Rotation is handled by a chassis mounted neo 550 attached to an ultraplanetary gearbox, and connected to a modified 66t vex sprocket in a 3:1 reduction.
Drive power is given by a chassis mounted neo, geared at a 6:1 reduction. This connects to the lower drive assembly (via a 2:1 sprocket reduction), which spins the upper bevel gear (Vex 15t steel bevel). The upper bevel gear is held in place both by the versahub on the sprocket, a 3/8" hex shaft, and a custom delrin flanged bushing. A 3:1 reduction occurs after this, moving to a hex bore gear on the live axle driving the colson (I chose a live axle due to familiarity, as well as a lack of structural worry, the fork assembly is plenty strong).
The neo’s output pinion is connected to a section of 1/2" hex shaft by a set of pin head set screws, which fit into the neo’s pinion shaft slot quite nicely.
The module’s rotation is monitored by a littelfuse relative hall effect sensor, which measures the proximity of a magnet in one axis. This, combined with some simple trig, and the neo550s integrated encoder to determine direction, gives accurate positional data at all times.
This can be used for pre-match zeroing of the module, taking only a split second of my team’s admittedly sparse autonomous routine.
If this proves problematic, there is room for the implementation of manual zeroing, likely with a WCP-style bolt-in-corresponding-holes method, or with a manual jig (to make the side of the fork parallel with the chassis).
A single module costs $229.81 without hardware or motors (the most likely purchase, as my team already has several neos and spark MAXs), and $343.92, all inclusive. This module could be made cheaper, however that was not the primary intent with this design. The actual primary intent was to design a robust swerve module that most teams could actually build, from scratch, with many options for tooling and assembly.
Basically, the aim was to “simplify swerve”, and I believe that it succeeds in that regard.
I’m quite proud of this design.
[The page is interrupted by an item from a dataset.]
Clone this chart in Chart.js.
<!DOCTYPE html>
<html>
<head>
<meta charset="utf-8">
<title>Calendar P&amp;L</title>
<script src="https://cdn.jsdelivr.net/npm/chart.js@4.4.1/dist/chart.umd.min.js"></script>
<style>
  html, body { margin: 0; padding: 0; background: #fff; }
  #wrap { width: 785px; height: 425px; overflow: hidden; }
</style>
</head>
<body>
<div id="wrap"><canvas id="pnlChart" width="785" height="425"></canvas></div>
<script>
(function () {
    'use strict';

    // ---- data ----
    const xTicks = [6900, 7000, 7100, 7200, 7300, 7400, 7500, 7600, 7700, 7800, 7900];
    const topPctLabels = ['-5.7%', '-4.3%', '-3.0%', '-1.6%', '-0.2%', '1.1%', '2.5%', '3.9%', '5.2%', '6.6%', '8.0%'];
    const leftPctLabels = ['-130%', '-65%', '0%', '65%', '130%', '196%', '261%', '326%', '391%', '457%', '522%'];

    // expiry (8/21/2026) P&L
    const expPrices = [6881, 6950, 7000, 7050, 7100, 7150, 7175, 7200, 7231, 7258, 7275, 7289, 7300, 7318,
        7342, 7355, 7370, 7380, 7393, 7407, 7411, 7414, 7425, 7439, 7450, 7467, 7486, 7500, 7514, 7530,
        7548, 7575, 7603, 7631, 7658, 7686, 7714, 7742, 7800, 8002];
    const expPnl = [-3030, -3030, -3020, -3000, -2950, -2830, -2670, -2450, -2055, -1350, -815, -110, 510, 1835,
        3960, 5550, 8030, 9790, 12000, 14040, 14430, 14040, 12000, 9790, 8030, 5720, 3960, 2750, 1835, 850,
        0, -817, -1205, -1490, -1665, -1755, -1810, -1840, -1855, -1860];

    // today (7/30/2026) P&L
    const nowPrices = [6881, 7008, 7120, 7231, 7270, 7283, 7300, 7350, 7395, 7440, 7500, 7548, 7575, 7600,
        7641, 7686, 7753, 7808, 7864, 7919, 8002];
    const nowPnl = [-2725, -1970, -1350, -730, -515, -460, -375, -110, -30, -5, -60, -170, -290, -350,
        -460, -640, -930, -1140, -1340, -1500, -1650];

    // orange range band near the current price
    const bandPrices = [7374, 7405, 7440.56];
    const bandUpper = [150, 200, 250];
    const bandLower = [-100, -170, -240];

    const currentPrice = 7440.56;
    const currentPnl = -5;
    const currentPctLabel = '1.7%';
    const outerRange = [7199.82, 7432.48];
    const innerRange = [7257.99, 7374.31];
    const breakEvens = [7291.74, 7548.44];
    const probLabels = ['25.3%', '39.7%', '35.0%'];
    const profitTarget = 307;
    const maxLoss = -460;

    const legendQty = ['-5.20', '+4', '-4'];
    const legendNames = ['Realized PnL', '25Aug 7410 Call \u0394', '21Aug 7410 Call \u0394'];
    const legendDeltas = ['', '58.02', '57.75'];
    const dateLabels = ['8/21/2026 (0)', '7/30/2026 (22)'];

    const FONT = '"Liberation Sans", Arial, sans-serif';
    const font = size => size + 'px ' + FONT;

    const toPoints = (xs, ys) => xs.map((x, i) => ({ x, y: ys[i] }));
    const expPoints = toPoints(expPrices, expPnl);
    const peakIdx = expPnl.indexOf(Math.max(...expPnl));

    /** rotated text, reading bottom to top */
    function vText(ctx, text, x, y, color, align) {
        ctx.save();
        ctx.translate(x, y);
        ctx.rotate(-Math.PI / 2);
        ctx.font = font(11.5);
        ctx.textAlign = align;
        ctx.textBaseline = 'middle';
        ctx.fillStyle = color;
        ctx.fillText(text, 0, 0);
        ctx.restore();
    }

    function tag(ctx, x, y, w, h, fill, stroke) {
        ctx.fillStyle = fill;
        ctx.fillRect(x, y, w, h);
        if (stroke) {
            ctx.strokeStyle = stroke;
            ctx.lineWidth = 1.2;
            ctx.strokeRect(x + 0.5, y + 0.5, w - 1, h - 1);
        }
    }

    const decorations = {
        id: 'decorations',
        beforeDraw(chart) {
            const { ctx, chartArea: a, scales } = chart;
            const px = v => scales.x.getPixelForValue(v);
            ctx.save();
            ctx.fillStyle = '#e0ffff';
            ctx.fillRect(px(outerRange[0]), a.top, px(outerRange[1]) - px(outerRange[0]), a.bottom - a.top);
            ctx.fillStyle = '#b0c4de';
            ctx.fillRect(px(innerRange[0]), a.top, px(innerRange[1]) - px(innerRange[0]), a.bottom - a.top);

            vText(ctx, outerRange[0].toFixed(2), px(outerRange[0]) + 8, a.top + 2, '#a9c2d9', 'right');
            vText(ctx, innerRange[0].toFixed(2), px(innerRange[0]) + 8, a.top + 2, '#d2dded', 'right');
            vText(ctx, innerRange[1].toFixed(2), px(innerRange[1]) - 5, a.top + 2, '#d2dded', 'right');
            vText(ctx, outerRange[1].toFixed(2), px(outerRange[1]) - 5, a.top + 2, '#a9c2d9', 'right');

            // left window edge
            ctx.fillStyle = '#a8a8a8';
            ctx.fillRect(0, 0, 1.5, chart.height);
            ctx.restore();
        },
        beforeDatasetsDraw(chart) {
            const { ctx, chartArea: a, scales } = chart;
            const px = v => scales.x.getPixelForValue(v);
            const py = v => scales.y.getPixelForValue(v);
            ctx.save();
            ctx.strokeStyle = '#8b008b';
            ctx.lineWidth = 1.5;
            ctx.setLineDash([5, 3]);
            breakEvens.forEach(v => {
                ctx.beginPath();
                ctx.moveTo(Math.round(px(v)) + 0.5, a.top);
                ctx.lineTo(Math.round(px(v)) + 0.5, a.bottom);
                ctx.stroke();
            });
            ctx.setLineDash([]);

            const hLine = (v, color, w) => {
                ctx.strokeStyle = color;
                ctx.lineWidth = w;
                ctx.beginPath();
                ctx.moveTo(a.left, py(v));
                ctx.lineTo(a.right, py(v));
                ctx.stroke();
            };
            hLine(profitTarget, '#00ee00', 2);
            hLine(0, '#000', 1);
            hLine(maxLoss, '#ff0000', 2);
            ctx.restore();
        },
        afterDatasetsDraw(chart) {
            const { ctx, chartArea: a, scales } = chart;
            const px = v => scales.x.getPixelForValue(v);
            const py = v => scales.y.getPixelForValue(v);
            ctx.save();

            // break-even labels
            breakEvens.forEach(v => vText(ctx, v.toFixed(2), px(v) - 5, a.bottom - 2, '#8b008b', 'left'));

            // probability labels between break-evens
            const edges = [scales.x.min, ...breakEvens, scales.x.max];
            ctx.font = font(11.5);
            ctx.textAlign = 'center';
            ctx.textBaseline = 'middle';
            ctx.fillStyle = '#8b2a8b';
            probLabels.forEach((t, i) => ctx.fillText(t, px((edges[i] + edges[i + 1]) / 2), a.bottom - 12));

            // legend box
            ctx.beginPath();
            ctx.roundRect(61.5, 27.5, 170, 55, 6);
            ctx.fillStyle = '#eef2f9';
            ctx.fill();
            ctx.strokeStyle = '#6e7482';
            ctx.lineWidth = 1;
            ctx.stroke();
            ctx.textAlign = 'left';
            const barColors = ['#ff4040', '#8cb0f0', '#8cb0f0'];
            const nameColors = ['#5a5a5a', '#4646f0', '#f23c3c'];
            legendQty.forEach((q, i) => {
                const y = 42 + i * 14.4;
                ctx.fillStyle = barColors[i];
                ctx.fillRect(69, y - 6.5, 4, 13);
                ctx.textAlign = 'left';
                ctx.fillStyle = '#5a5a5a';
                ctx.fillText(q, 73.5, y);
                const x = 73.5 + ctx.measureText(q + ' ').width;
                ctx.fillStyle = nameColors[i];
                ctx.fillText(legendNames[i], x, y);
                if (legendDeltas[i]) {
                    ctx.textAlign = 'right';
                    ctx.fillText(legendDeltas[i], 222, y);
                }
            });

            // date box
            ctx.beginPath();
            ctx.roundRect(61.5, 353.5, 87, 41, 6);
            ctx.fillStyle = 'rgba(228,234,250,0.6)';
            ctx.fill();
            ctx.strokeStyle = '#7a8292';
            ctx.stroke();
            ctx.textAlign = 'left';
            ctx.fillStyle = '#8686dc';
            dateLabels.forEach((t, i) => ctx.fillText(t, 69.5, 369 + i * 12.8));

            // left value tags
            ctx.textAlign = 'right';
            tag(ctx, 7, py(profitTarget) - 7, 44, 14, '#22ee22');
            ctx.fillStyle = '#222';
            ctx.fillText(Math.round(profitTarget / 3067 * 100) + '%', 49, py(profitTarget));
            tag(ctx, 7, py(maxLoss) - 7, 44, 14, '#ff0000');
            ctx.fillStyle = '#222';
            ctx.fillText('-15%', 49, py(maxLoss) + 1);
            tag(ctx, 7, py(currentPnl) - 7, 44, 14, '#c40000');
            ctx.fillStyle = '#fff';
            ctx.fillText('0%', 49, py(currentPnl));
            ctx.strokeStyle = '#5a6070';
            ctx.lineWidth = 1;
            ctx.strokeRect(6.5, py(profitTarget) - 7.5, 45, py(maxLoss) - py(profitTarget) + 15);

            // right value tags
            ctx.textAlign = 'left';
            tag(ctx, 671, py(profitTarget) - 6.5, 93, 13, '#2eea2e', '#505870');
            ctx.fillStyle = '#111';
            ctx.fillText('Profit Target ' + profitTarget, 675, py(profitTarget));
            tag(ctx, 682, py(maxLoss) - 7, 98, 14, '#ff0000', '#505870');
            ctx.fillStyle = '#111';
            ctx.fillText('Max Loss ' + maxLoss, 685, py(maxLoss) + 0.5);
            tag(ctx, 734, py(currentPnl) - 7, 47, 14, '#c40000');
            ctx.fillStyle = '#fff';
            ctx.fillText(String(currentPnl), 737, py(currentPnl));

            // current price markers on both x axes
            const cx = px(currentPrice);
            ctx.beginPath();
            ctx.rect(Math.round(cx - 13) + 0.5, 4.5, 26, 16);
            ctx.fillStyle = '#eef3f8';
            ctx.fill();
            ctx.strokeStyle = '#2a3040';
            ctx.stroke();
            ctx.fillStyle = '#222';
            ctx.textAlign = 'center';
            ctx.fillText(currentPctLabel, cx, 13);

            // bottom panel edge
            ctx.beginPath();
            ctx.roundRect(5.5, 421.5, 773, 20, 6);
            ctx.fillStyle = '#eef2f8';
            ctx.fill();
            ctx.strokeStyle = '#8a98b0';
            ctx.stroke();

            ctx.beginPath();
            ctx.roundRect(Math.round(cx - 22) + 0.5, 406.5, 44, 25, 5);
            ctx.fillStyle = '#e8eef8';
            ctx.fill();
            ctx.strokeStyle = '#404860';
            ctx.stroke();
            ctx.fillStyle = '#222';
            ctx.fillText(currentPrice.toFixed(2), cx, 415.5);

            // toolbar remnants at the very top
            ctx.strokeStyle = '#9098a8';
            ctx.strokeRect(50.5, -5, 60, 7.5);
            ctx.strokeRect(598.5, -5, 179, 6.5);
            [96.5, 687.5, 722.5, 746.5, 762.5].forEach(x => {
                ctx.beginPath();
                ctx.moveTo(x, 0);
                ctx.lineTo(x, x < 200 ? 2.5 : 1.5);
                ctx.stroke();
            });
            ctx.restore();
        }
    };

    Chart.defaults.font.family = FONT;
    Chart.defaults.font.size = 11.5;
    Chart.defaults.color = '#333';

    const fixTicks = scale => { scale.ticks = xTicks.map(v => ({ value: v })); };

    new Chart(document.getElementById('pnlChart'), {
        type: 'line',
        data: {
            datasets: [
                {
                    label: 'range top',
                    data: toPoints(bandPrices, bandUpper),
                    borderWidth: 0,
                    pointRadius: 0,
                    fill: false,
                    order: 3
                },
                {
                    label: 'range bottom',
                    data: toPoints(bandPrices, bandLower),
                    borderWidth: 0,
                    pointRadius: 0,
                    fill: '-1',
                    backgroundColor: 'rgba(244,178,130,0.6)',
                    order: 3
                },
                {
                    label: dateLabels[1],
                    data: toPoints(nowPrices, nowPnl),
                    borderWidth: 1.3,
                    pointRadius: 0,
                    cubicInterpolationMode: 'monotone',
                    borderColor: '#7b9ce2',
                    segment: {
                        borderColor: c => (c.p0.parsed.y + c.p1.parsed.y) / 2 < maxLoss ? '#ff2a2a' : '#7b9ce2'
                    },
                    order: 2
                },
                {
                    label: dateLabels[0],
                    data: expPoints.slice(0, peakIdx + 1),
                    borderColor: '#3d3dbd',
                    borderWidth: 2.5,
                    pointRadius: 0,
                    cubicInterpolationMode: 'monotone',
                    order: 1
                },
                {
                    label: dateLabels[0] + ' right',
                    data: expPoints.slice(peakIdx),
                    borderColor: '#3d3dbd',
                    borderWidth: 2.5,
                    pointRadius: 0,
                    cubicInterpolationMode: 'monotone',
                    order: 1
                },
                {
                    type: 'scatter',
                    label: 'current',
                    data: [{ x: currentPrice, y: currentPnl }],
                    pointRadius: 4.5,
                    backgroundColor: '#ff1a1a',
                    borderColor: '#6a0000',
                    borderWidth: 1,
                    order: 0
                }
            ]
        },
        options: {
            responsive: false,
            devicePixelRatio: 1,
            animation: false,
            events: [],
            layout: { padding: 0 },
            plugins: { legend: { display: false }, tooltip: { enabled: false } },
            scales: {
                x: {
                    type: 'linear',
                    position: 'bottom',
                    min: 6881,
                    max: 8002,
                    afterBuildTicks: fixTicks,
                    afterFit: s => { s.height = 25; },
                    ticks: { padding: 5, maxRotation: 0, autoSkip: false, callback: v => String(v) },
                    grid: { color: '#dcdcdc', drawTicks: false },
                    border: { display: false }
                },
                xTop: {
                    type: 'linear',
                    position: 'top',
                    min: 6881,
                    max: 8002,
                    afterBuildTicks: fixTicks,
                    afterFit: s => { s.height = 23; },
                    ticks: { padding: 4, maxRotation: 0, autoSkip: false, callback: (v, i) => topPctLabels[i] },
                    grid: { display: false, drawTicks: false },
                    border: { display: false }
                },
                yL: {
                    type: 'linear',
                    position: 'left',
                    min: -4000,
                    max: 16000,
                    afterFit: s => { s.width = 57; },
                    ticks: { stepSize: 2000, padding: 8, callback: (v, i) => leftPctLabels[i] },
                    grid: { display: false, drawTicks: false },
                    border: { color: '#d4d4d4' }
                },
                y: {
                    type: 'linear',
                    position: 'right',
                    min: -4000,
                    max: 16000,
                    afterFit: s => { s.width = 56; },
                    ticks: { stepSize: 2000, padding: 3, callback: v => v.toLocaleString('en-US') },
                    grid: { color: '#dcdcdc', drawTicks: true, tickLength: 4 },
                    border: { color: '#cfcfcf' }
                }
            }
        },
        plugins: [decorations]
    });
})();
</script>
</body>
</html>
I believe that I accomplished what I set out to do, and was able to design something unique, yet effective, hopefully building on the niche of accessible swerve modules. In addition, I learned quite a few valuable things during this process, and am excited to improve and iterate on this design in the future.
I would love comments and critiques here, and would be thrilled to answer any questions that may arise.
DESIGN UPDATE 1:
As a PSA, I don’t have one of the McMaster turntables on hand, and thus haven’t been able to play with one, and get a feel for how it works, tolerances wise. Because this is a key part of my design, I have already considered it pretty heavily, including failure modes (eg: what if it’s really bad?).
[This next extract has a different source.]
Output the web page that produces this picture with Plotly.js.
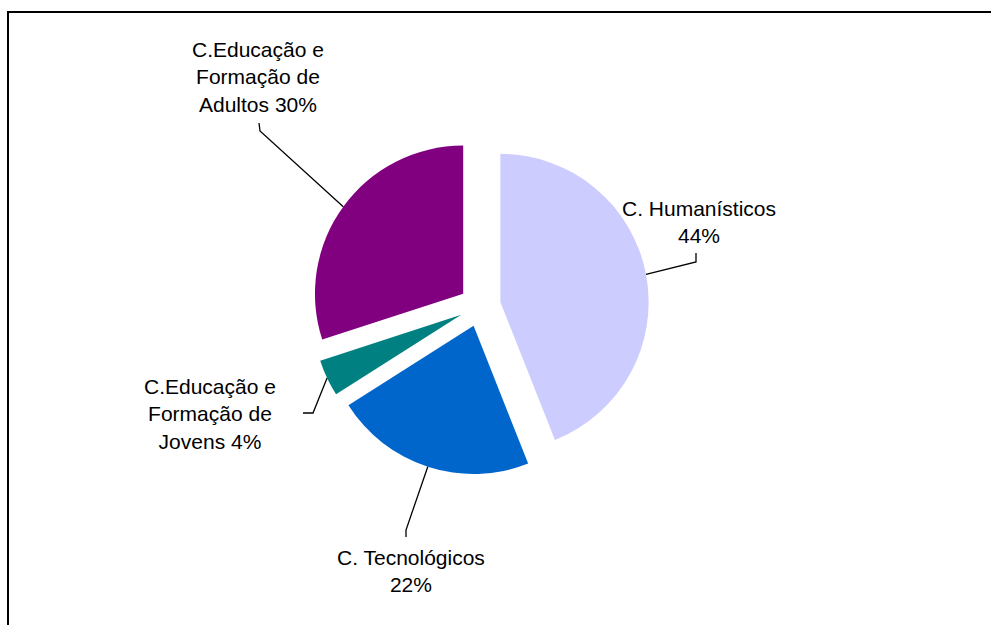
<!DOCTYPE html>
<html><head><meta charset="utf-8">
<script src="https://cdn.plot.ly/plotly-3.0.1.min.js"></script>
<style>
html,body{margin:0;padding:0;background:#fff;overflow:hidden;}
#chart{position:absolute;left:0;top:0;width:991px;height:625px;}
#frame{position:absolute;left:7px;top:11px;width:990px;height:620px;border-top:2px solid #000;border-left:2px solid #000;pointer-events:none;}
</style></head><body>
<div id="chart"></div>
<div id="frame"></div>
<script>
// ---- data ----
const categories = ['C. Humanísticos', 'C. Tecnológicos', 'C.Educação e Formação de Jovens', 'C.Educação e Formação de Adultos'];
const values = [44, 22, 4, 30];
const labelNames = ['C. Humanísticos', 'C. Tecnológicos', 'C.Educação e<br>Formação de<br>Jovens', 'C.Educação e<br>Formação de<br>Adultos'];
const labelSeparators = ['<br>', '<br>', ' ', ' '];
const colors = ['#CCCCFF', '#0066CC', '#008080', '#800080'];

// ---- layout helpers (pixel positions of labels and leader elbows) ----
const W = 991, H = 625;
const labelPos = [[699, 222], [411, 571], [210, 414], [258, 77]];
const elbows = [
  [[696, 262], [696, 253]],
  [[406, 530], [406, 537]],
  [[313, 413], [303, 413]],
  [[260, 131], [259, 123]]
];
const PULL = 0.14;
const cxPx = 480, cyPx = 306, half = 169;

const total = values.reduce((a, b) => a + b, 0);
const texts = values.map((v, i) => labelNames[i] + labelSeparators[i] + Math.round(v / total * 100) + '%');

const trace = {
  type: 'pie',
  labels: categories,
  values: values,
  sort: false,
  direction: 'clockwise',
  rotation: 0,
  pull: values.map(() => PULL),
  marker: {colors: colors, line: {width: 0}},
  textinfo: 'none',
  hoverinfo: 'none',
  showlegend: false,
  domain: {
    x: [(cxPx - half) / W, (cxPx + half) / W],
    y: [(H - cyPx - half) / H, (H - cyPx + half) / H]
  }
};

const annotations = texts.map((t, i) => ({
  xref: 'paper', yref: 'paper',
  x: labelPos[i][0] / W, y: 1 - labelPos[i][1] / H,
  xanchor: 'center', yanchor: 'middle',
  text: t, showarrow: false, align: 'center',
  font: {family: 'Liberation Sans, Arial, sans-serif', size: 21, color: '#000'}
}));

const layout = {
  width: W, height: H,
  margin: {l: 0, r: 0, t: 0, b: 0},
  paper_bgcolor: '#fff', plot_bgcolor: '#fff',
  showlegend: false,
  annotations: annotations
};

const gd = document.getElementById('chart');
Plotly.newPlot(gd, [trace], layout, {staticPlot: true}).then(() => {
  const cd0 = gd.calcdata[0][0];
  const cx = cd0.cx, cy = cd0.cy, r = cd0.r;
  let cum = 0;
  const shapes = values.map((v, i) => {
    const mid = (cum + v / 2) / total * 2 * Math.PI;
    cum += v;
    const ax = cx + r * (1 + PULL) * Math.sin(mid);
    const ay = cy - r * (1 + PULL) * Math.cos(mid);
    const pts = [[ax, ay]].concat(elbows[i]);
    const path = pts.map((p, k) => (k ? 'L' : 'M') + (p[0] / W) + ',' + (1 - p[1] / H)).join(' ');
    return {type: 'path', xref: 'paper', yref: 'paper', path: path, line: {color: '#000', width: 1.3}};
  });
  return Plotly.relayout(gd, {shapes: shapes});
});
</script>
</body></html>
I didn’t, however, consider what would happen if the part was really, really bad. If it (hypothetically) were, the turntable plate could deform, giving the forks an angle, and therefore loosening the chain tension, which would hamper drive and rotation. Most of these issues are solved by adding a second turntable, also in a supporting role, but higher up. These two should solve any issues that could arise from having a single one, and the cost of adding a second one is negligible. I still wanna test this module with a singular turntable, in it’s original location. I ordered one to play with this week.
If the turntable proves to be so bad that even two wont work, there are definitely alternatives.
I also updated the upper bevel gear bushing to include an inner conical chamfer, to better support the gear against an upwards load.
I appreciate the review points, keep em coming!